Exercise task -
Across the entries below, how many lines contain the string "this"? Give only the count.

----

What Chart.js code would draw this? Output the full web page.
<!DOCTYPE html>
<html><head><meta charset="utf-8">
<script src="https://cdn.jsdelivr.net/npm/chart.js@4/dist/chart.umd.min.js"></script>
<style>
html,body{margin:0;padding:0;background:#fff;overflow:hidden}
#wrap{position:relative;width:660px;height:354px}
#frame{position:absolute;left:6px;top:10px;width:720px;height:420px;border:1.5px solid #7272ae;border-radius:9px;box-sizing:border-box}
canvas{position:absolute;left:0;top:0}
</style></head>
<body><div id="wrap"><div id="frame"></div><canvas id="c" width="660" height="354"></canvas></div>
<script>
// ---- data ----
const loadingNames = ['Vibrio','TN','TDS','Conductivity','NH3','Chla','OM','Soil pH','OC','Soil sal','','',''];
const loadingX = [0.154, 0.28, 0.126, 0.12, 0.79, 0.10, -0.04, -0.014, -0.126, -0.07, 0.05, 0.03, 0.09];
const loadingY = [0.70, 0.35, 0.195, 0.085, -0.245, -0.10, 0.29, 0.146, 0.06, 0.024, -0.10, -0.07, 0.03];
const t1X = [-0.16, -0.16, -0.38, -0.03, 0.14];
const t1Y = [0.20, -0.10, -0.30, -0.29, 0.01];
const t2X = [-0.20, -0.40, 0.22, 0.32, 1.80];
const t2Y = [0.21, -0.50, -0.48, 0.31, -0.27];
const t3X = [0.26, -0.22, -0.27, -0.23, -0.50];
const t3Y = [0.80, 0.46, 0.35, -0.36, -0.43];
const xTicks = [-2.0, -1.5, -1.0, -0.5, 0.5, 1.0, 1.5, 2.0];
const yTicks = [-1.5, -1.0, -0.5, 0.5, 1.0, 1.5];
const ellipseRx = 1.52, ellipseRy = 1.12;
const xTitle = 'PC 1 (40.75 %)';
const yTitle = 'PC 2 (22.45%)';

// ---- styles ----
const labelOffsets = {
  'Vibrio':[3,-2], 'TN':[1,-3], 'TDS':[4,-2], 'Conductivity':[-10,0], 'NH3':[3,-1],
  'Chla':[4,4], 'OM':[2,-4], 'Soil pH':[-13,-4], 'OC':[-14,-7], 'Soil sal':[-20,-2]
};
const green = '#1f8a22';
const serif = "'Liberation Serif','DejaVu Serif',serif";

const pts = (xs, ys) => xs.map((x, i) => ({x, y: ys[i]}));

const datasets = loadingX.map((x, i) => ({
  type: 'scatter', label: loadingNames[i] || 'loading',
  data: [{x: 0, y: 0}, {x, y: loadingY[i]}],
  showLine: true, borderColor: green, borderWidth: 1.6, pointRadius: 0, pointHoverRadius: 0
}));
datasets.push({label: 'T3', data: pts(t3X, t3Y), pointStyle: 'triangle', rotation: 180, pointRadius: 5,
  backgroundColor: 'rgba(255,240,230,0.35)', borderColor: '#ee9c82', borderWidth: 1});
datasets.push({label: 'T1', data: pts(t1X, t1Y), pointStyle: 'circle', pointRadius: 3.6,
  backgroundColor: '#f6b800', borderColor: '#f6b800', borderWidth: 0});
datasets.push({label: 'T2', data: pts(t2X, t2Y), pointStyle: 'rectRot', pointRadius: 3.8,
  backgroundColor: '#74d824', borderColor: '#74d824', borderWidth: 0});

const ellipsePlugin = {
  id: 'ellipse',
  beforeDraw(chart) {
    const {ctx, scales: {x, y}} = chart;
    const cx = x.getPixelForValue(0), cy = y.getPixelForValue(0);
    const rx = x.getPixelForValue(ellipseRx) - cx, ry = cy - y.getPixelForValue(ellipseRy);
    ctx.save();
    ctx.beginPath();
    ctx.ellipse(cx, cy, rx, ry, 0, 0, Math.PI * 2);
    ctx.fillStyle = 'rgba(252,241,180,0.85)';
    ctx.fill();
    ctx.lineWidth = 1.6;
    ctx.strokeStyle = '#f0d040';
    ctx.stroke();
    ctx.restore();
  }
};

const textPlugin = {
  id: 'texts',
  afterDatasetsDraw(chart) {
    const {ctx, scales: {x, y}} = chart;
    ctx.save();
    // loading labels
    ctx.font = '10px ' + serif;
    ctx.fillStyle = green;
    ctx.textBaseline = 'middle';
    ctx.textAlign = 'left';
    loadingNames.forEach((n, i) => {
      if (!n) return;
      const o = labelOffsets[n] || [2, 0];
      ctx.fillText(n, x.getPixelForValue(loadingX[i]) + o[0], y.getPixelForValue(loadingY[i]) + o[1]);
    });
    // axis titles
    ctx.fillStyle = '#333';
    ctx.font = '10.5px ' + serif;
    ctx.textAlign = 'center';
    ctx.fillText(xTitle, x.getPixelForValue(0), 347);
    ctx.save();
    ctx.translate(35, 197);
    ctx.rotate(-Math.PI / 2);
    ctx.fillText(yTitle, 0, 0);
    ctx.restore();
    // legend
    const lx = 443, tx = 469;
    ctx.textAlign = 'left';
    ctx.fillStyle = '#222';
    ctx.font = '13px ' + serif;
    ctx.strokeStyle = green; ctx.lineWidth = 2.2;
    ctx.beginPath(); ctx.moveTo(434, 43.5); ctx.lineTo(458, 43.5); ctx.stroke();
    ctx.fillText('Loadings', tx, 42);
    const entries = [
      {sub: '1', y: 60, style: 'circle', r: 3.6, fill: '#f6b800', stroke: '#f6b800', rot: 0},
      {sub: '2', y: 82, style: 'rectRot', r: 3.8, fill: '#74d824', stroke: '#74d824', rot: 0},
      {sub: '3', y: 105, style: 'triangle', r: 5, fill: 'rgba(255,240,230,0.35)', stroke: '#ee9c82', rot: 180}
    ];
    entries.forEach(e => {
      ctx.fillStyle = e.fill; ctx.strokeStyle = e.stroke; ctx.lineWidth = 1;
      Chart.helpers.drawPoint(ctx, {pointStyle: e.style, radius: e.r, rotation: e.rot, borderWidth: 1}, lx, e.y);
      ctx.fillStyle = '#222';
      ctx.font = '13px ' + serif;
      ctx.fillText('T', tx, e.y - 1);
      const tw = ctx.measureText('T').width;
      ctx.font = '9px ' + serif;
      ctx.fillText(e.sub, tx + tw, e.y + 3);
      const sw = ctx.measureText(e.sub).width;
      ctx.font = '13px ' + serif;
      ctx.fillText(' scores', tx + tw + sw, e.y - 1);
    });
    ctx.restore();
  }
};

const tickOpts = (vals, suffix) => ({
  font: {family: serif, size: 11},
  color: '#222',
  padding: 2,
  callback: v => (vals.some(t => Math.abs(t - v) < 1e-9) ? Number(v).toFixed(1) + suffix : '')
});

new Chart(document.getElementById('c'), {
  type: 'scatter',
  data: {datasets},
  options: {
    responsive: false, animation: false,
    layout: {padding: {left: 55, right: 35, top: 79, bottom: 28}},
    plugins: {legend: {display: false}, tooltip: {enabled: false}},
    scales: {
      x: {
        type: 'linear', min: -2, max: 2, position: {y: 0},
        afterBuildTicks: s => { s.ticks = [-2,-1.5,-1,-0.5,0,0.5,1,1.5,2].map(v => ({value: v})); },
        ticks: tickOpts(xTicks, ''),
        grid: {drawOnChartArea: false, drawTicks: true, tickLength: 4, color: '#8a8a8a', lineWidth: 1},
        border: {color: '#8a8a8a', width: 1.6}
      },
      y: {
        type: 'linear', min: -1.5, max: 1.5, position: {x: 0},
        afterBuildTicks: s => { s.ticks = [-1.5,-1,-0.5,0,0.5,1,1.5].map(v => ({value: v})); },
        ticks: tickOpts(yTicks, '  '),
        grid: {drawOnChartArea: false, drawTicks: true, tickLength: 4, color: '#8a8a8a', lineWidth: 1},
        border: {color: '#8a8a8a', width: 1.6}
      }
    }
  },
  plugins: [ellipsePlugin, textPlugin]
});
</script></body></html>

----

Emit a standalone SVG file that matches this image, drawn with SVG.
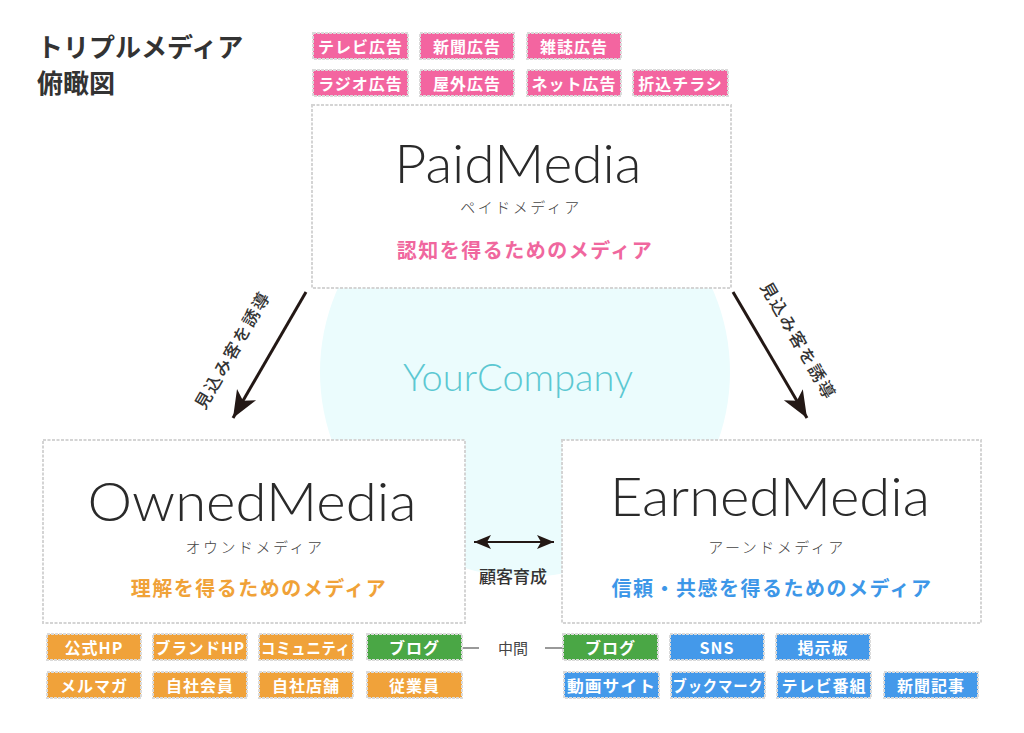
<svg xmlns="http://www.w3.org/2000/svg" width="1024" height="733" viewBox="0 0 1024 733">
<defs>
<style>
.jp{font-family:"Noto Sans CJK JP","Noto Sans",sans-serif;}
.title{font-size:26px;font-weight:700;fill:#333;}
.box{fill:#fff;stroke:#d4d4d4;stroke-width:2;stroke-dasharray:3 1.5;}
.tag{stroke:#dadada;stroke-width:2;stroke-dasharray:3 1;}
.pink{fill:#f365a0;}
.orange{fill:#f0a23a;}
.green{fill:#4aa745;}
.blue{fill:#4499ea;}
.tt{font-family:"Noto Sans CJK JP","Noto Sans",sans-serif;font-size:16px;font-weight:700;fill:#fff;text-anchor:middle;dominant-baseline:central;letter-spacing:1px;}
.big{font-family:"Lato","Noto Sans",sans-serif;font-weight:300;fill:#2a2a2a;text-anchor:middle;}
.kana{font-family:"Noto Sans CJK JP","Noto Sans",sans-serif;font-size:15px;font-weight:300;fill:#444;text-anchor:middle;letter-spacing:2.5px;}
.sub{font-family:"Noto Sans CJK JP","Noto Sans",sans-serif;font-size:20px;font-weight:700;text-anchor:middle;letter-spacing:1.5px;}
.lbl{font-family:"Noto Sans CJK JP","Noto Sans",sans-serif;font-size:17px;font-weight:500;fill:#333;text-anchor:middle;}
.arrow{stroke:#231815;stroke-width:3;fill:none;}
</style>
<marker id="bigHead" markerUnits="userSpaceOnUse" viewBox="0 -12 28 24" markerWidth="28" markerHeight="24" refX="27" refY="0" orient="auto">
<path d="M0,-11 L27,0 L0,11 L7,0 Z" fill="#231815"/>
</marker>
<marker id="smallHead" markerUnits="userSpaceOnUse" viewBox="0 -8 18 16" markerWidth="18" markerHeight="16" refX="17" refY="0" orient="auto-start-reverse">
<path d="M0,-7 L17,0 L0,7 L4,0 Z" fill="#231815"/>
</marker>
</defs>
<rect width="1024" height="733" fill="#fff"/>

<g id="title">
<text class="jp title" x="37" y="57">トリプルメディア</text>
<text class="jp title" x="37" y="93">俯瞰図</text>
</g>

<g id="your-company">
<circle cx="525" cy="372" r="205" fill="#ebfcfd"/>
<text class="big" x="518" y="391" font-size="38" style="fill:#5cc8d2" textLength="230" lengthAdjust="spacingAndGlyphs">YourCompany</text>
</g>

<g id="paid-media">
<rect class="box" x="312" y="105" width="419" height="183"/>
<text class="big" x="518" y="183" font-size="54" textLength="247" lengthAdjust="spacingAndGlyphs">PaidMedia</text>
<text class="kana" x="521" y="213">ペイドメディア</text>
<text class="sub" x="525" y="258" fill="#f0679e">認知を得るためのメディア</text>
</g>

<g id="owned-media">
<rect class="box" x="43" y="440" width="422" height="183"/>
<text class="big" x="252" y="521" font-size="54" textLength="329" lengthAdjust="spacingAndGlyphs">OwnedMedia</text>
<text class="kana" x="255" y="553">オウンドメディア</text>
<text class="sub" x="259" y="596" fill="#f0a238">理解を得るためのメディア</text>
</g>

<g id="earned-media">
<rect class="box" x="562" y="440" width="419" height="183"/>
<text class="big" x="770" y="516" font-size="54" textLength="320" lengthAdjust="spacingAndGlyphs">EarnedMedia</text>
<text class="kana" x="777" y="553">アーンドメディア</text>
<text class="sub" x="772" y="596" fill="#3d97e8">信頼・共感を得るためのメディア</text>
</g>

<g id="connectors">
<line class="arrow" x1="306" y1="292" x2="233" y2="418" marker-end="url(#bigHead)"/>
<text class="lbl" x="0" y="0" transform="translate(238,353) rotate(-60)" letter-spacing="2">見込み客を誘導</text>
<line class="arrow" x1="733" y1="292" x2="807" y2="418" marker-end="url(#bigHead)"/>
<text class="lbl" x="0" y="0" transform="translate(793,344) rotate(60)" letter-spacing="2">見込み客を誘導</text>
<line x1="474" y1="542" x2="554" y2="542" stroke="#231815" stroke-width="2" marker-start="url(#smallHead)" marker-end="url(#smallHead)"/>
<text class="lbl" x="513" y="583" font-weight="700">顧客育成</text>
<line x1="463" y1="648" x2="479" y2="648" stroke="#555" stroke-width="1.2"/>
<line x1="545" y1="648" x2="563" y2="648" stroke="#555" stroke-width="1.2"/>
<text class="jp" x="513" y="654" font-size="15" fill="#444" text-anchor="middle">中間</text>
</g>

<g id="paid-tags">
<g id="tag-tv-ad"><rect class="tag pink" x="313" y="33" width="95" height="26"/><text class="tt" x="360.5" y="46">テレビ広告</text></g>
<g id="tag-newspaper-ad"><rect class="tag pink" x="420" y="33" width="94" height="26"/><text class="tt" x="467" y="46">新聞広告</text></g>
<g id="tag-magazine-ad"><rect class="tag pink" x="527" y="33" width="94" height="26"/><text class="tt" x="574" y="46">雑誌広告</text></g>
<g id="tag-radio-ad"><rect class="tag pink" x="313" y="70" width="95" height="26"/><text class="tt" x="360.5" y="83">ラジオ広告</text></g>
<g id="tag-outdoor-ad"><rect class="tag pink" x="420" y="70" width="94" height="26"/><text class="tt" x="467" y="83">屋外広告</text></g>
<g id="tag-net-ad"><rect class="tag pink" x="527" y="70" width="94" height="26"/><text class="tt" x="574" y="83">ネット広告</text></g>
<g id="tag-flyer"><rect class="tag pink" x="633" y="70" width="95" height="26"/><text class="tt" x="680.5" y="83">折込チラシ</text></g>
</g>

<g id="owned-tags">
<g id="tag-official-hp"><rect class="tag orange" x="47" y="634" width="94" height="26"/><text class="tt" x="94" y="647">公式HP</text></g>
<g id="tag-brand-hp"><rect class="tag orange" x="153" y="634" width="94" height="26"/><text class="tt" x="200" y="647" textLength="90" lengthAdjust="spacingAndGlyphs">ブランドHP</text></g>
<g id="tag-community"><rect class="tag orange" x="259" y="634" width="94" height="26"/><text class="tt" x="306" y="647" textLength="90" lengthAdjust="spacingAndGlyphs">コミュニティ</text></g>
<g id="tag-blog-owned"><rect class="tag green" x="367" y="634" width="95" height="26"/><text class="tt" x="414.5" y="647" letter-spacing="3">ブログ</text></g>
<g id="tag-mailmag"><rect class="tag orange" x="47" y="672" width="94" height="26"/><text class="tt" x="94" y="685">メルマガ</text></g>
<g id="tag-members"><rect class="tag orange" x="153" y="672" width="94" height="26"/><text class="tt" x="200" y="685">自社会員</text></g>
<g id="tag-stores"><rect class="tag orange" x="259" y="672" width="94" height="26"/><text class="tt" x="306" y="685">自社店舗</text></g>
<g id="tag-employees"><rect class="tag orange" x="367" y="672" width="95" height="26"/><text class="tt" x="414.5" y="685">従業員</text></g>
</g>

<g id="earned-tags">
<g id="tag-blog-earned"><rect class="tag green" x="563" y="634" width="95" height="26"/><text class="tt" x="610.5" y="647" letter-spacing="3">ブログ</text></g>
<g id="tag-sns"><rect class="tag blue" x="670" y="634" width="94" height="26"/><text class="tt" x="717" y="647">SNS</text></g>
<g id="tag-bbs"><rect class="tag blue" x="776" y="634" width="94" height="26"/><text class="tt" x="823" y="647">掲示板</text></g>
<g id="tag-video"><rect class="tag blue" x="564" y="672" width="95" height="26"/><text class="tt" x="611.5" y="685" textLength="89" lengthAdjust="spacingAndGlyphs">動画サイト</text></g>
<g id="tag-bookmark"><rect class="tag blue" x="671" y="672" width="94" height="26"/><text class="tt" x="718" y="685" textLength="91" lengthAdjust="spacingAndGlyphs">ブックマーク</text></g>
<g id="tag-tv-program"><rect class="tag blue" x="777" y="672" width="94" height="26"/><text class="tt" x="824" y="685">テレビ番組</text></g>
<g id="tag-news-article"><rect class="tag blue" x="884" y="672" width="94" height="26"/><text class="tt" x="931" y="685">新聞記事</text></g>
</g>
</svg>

----

Expected answer -
2